January 3, 2012

New Year – Benefit from Volunteering

Morrison,-Bob-colorBy Bob Morrison
Development Director of Ridgecrest Village

A quick look at Wikipedia.org offers a definition, “Volunteering is generally considered an altruistic activity, intended to promote good or improve human quality of life. People also volunteer for their own skill development, to meet others, to make contacts for possible employment, to have fun, and a variety of other reasons that could be considered self-serving. Volunteerism is the act of selflessly giving your life to something you believe free of pay.” The term quality of life is used to evaluate the general well-being of individuals and societies.

According to the 2000 National Survey of Giving, Volunteering and Participating (NSGVP), volunteering leaves little doubt that there are individual benefits from doing volunteer work that reach far beyond the volunteer act itself. More than three quarters (79 percent) of volunteers said that their volunteer activities helped them with their interpersonal skills, such as understanding people better, motivating others, and dealing with difficult situations. Just over two thirds (68 percent) of volunteers said that volunteering helped them to develop better communication skills. It is a two-way street.

The 1,000 points of light was a recurring phrase in speeches given by President George H. W. Bush, asking all the community organizations that are spread like stars throughout the nation to do good. America’s leaders from both parties and from many charities have promoted volunteerism. Where would our churches be without the many volunteer hours provided by dedicated parishioners? Character building groups, such as Scouting and Rotary, thrive on doing good deeds and service for others.

Volunteers are known as “The Heart of Ridgecrest Village.” This Volunteer Service League has over 200 participants, half from our community and half from Ridgecrest residents. These volunteers provide a caring community in Davenport with a wide range of services.

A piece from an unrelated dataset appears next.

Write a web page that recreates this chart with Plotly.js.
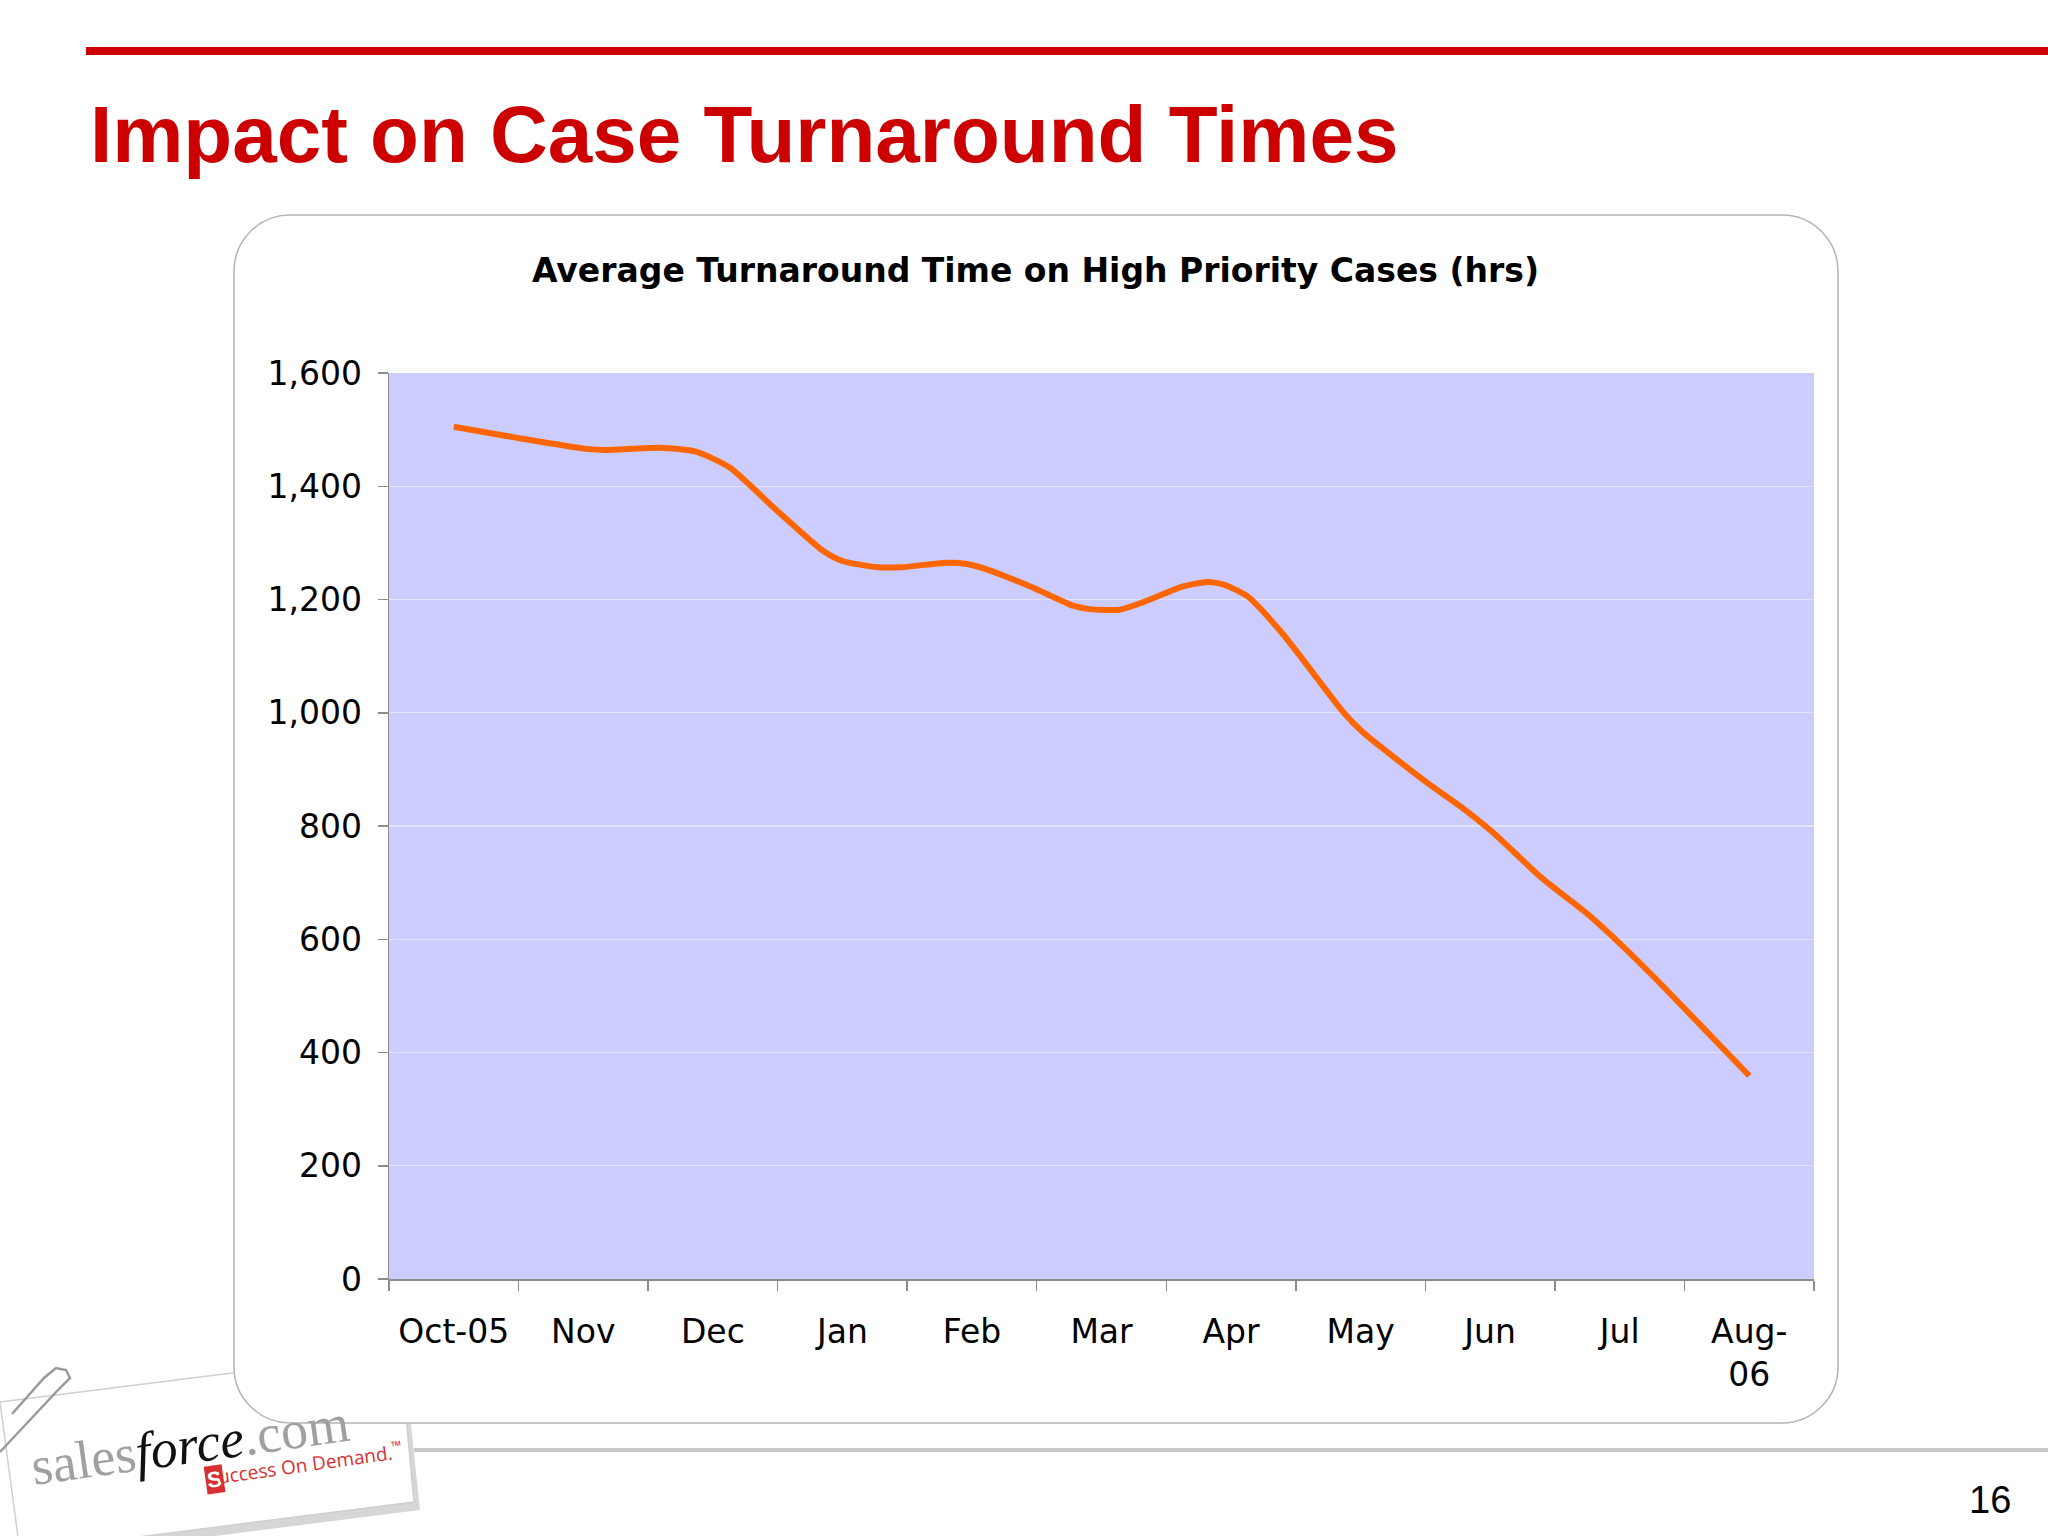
<!DOCTYPE html>
<html>
<head>
<meta charset="utf-8">
<script src="https://cdn.plot.ly/plotly-3.0.1.min.js"></script>
<style>
  html, body { margin: 0; padding: 0; background: #ffffff; }
  #chart { width: 2048px; height: 1536px; }
</style>
</head>
<body>
<div id="chart"></div>
<script>
// ---- data ----
const months = ['Oct-05', 'Nov', 'Dec', 'Jan', 'Feb', 'Mar', 'Apr', 'May', 'Jun', 'Jul', 'Aug-06'];
const monthLabels = ['Oct-05', 'Nov', 'Dec', 'Jan', 'Feb', 'Mar', 'Apr', 'May', 'Jun', 'Jul', 'Aug-<br>06'];
// position along the month axis (0 = Oct-05 ... 10 = Aug-06) and turnaround hours
const pointMonth = [0.00, 0.50, 1.02, 1.17, 1.59, 1.87, 2.13, 2.49, 2.85, 3.00, 3.27, 3.46, 3.80, 3.95,
                    4.13, 4.47, 4.78, 4.91, 5.14, 5.32, 5.63, 5.82, 5.95, 6.13, 6.40, 6.87, 7.02, 7.51,
                    7.78, 8.02, 8.40, 8.75, 8.99, 9.27, 9.60, 10.00];
const turnaroundHrs = [1505, 1485, 1466, 1464, 1468, 1461, 1433, 1358, 1286, 1268, 1257, 1257, 1265, 1263,
                       1252, 1221, 1189, 1183, 1182, 1195, 1223, 1231, 1226, 1205, 1139, 1000, 965, 877,
                       833, 789, 708, 645, 595, 532, 454, 359];
const yTicks = [0, 200, 400, 600, 800, 1000, 1200, 1400, 1600];

const slideTitle = 'Impact on Case Turnaround Times';
const chartTitle = 'Average Turnaround Time on High Priority Cases (hrs)';
const pageNumber = '16';

// ---- geometry helpers (pixel -> paper) ----
const W = 2048, H = 1536;
const L = 389, R = 1814, T = 373, B = 1279;
const PW = R - L, PH = B - T;
const X = px => (px - L) / PW;
const Y = py => (B - py) / PH;

function roundRect(x0, y0, x1, y1, r) {
  const k = 0.55 * r;
  const pts = [
    ['M', x0 + r, y0],
    ['L', x1 - r, y0],
    ['C', x1 - r + k, y0, x1, y0 + r - k, x1, y0 + r],
    ['L', x1, y1 - r],
    ['C', x1, y1 - r + k, x1 - r + k, y1, x1 - r, y1],
    ['L', x0 + r, y1],
    ['C', x0 + r - k, y1, x0, y1 - r + k, x0, y1 - r],
    ['L', x0, y0 + r],
    ['C', x0, y0 + r - k, x0 + r - k, y0, x0 + r, y0]
  ];
  return pts.map(p => {
    const cmd = p[0];
    const c = [];
    for (let i = 1; i < p.length; i += 2) c.push(X(p[i]).toFixed(5) + ',' + Y(p[i + 1]).toFixed(5));
    return cmd + c.join(' ');
  }).join(' ') + ' Z';
}
function poly(points) {
  return points.map((p, i) => (i ? 'L' : 'M') + X(p[0]).toFixed(5) + ',' + Y(p[1]).toFixed(5)).join(' ') + ' Z';
}
function openPath(points) {
  return points.map((p, i) => (i ? 'L' : 'M') + X(p[0]).toFixed(5) + ',' + Y(p[1]).toFixed(5)).join(' ');
}

// ---- traces ----
const catTrace = {
  type: 'scatter', mode: 'markers',
  x: months, y: months.map(() => null),
  xaxis: 'x', yaxis: 'y',
  showlegend: false, hoverinfo: 'skip'
};
const lineTrace = {
  type: 'scatter', mode: 'lines',
  x: pointMonth, y: turnaroundHrs,
  xaxis: 'x2', yaxis: 'y',
  line: { color: '#FF6600', width: 6, shape: 'spline', smoothing: 0.6 },
  showlegend: false
};

// ---- decorations ----
const shapes = [
  // logo card shadow + card
  { type: 'path', xref: 'paper', yref: 'paper', layer: 'below',
    path: poly([[4, 1408], [404, 1358], [420, 1510], [26, 1560]]),
    fillcolor: 'rgba(0,0,0,0.16)', line: { width: 0 } },
  { type: 'path', xref: 'paper', yref: 'paper', layer: 'below',
    path: poly([[0, 1402], [400, 1352], [414, 1502], [20, 1552]]),
    fillcolor: '#ffffff', line: { color: '#cfcfcf', width: 1.5 } },
  // paper clip
  { type: 'path', xref: 'paper', yref: 'paper', layer: 'below',
    path: openPath([[0, 1452], [58, 1390], [70, 1378], [66, 1370], [56, 1368], [44, 1378], [12, 1414]]),
    line: { color: '#9a9a9a', width: 2.5 } },
  // bottom grey rule
  { type: 'line', xref: 'paper', yref: 'paper', layer: 'below',
    x0: X(414), x1: X(2048), y0: Y(1450), y1: Y(1450),
    line: { color: '#c8c8c8', width: 4 } },
  // red top bar
  { type: 'rect', xref: 'paper', yref: 'paper', layer: 'below',
    x0: X(86), x1: X(2048), y0: Y(47), y1: Y(55),
    fillcolor: '#CC0000', line: { width: 0 } },
  // chart panel
  { type: 'path', xref: 'paper', yref: 'paper', layer: 'below',
    path: roundRect(234, 215, 1838, 1423, 56),
    fillcolor: '#ffffff', line: { color: '#b4b4b4', width: 1.5 } },
  // plot area background
  { type: 'rect', xref: 'paper', yref: 'paper', layer: 'below',
    x0: 0, x1: 1, y0: 0, y1: 1,
    fillcolor: '#CCCCFF', line: { width: 0 } }
];

const annotations = [
  { text: '<b>' + slideTitle + '</b>', xref: 'paper', yref: 'paper',
    x: X(88), y: Y(134), xanchor: 'left', yanchor: 'middle', showarrow: false,
    font: { family: 'Liberation Sans, Arial, sans-serif', size: 80, color: '#CC0000' } },
  { text: '<b>' + chartTitle + '</b>', xref: 'paper', yref: 'paper',
    x: X(1035), y: Y(270), xanchor: 'center', yanchor: 'middle', showarrow: false,
    font: { family: 'DejaVu Sans, Verdana, sans-serif', size: 33, color: '#000000' } },
  { text: pageNumber, xref: 'paper', yref: 'paper',
    x: X(1990), y: Y(1500), xanchor: 'center', yanchor: 'middle', showarrow: false,
    font: { family: 'Liberation Sans, Arial, sans-serif', size: 38, color: '#000000' } },
  // logo text
  { text: '<span style="color:#a0a0a0">sales</span><i>force</i><span style="color:#a0a0a0">.com</span>',
    xref: 'paper', yref: 'paper', x: X(190), y: Y(1445), xanchor: 'center', yanchor: 'middle',
    showarrow: false, textangle: -8,
    font: { family: 'Liberation Serif, Times New Roman, serif', size: 54, color: '#111111' } },
  { text: '<b>S</b>', xref: 'paper', yref: 'paper', x: X(214), y: Y(1479), xanchor: 'center', yanchor: 'middle',
    showarrow: false, textangle: -8, bgcolor: '#D83030', borderpad: 1,
    font: { family: 'Liberation Sans, Arial, sans-serif', size: 22, color: '#ffffff' } },
  { text: 'uccess On Demand.<sup>™</sup>', xref: 'paper', yref: 'paper', x: X(310), y: Y(1463), xanchor: 'center', yanchor: 'middle',
    showarrow: false, textangle: -8,
    font: { family: 'Open Sans, Liberation Sans, sans-serif', size: 19, color: '#D83030' } }
];

const layout = {
  width: W, height: H,
  margin: { l: L, r: W - R, t: T, b: H - B, pad: 0 },
  paper_bgcolor: '#ffffff',
  plot_bgcolor: 'rgba(0,0,0,0)',
  showlegend: false,
  xaxis: {
    type: 'category',
    categoryorder: 'array', categoryarray: months,
    tickvals: months, ticktext: monthLabels,
    range: [-0.5, months.length - 0.5],
    tickson: 'boundaries',
    ticks: 'outside', ticklen: 10, tickwidth: 1.5, tickcolor: '#8c8c8c',
    showline: true, linecolor: '#8c8c8c', linewidth: 2,
    showgrid: false, zeroline: false,
    ticklabelstandoff: 22,
    tickfont: { family: 'DejaVu Sans, Verdana, sans-serif', size: 33, color: '#000000' },
    fixedrange: true
  },
  xaxis2: {
    overlaying: 'x', range: [-0.5, months.length - 0.5], visible: false, fixedrange: true
  },
  yaxis: {
    range: [0, 1600],
    tickvals: yTicks, tickformat: ',d',
    ticks: 'outside', ticklen: 10, tickwidth: 1.5, tickcolor: '#8c8c8c',
    showline: true, linecolor: '#8c8c8c', linewidth: 1.5,
    showgrid: true, gridcolor: '#E2E2FA', gridwidth: 1.2,
    zeroline: false,
    ticklabelstandoff: 9,
    tickfont: { family: 'DejaVu Sans, Verdana, sans-serif', size: 33, color: '#000000' },
    fixedrange: true
  },
  shapes: shapes,
  annotations: annotations
};

Plotly.newPlot('chart', [catTrace, lineTrace], layout, { displayModeBar: false, staticPlot: true });
</script>
</body>
</html>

They are known to receive personal appreciation and recognition of their time and talents.

Wilma Nichol is a 97-years young musician and said of her story at Ridgecrest Village, “To be a volunteer does not require a lot of training; just the willingness to give of your time. Pick and choose any small or large task. Do what you like and what fits your time schedule. What a group of willing helpers can accomplish is amazing!”

Don Patridge, who teaches email, internet and computers at Ridgecrest, says, “This is a fun group of people to work with. I really enjoy helping them.”

In today’s busy society, it can be hard to think about finding time to volunteer. However, the benefits of volunteering are enormous, both to you, your family and the community. The right match can help you find friends, strengthen your ties and reach out to the community; expose you to people with common interests, neighborhood resources, and fun and fulfilling activities.

Children watch everything you do. By giving back to the community as a family, you show them first hand how volunteering makes a
difference and how good it feels to help others and enact change. For them to know organizations in the community will open their eyes to more resources and activities.

Volunteering is good for your mind and body by:

• Increasing self-confidence, providing a natural sense of accomplishment, pride and identity.
• Combating depression. Giving to others develops a solid support system, which in turn protects you against stress and depression when you’re going through challenging times.
• Helping you stay physically healthy. Volunteering is especially beneficial in older adults. Studies show a lower mortality rate and lessen symptoms of chronic pain or heart disease.
• Adapting to limited mobility. Volunteer via phone or computer, writing and graphic design lends itself to working at home, and many organizations might also need help with email and websites.

While learning new skills can be beneficial to many, it’s not a requirement for a fulfilling volunteer experience. Bear in mind that the most valuable skills you can bring to any volunteer effort are compassion, an open mind, a willingness to do whatever is needed, and a positive attitude.

When it comes to volunteering, passion and positivity are the only requirements. Doing volunteer work you find meaningful and interesting can be a relaxing, energizing escape from your day-to-day routine of work, school, or family commitments. Volunteering also provides you with renewed creativity, motivation, and vision that can carry over into your personal and professional life.

Having answers to these questions will help you narrow down your search for a rewarding volunteering experience. (Source: World Volunteer Web). Don’t limit yourself to just one organization or one specific type of job. The more satisfaction you have, the better your contributions and the more likely you’ll continue.

Where do I find volunteer opportunities?

• Community theaters, museums and monuments
• Libraries or senior centers
• Service organizations, such as Lions Club or Rotary Clubs
• Youth organizations, sports teams and after-school programs
• Places of worship, such as churches or synagogues
• Online databases, such as VolunteerMatch or Idealist

Get the most out of volunteering. You’re donating your valuable time, so it’s important that you enjoy and benefit from your volunteering. Ask questions, speak up. Is there training involved, who you will be working with, and what to do if you have questions during your experience? Don’t be afraid to make a change. Give yourself some flexibility. Most importantly: Enjoy yourself!